To this end, it's possible to schedule fast and full scans (using a tool such as cron). Here are my own crontab entries:
# Refresh the Giocoso Database every night at 11pm
# ----------------------------------------------------------------
0 23 * * * /usr/bin/giocoso3.sh --fastrefresh main /sourcedata/music/classical
# Full Refresh Giocoso every 1st and 15th of month at 4am
# ----------------------------------------------------------------
0 4 1,15 * * /usr/bin/giocoso3.sh --fullrefresh main /sourcedata/music/classical
Notice that when you want to automate the unattended running of Giocoso in database maintenance mode, you have to launch Giocoso with one of its few remaining runtime switches: --fullrefresh or --fastrefresh, depending on what type of database maintenance you're wanting to perform. You will also note that it's necessary to pass two additional parameters to the program when launched in this manner: the database name you want to refresh and the 'root' music folder in which Giocoso will find all its FLAC files.
From the above crontab entries, you can see that whilst I do a nightly fastrefresh, I only do a fullrefresh once a fortnight. That's a mix of maintenance functions which is about right for me: I do add new recordings to my collection quite often, so I want Giocoso to take notice of those very qickly. However, I try to get my tagging correct at the point of adding the new recordings to my collection, so I don't do a lot of metadata correction or modification after they've been added.
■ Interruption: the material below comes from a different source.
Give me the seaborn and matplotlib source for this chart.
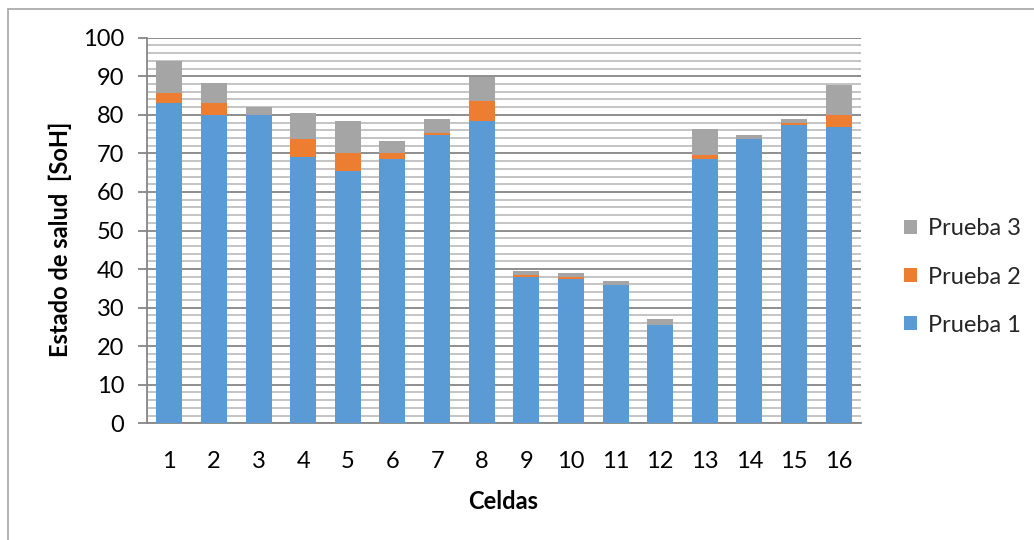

I am also notoriously reluctant to dispose of old recordings, no matter how ghastly the music they contain might be... so I don't do a lot of deleting of FLACs off my hard disk! Accordingly, I personally don't need to do very frequent full refreshes. So this particular mix of nightly fast scans and only infrequent full scans makes sense for me and the way I interact with my music collection. You will obviously want to strike your own balance, depending on what you do with yours!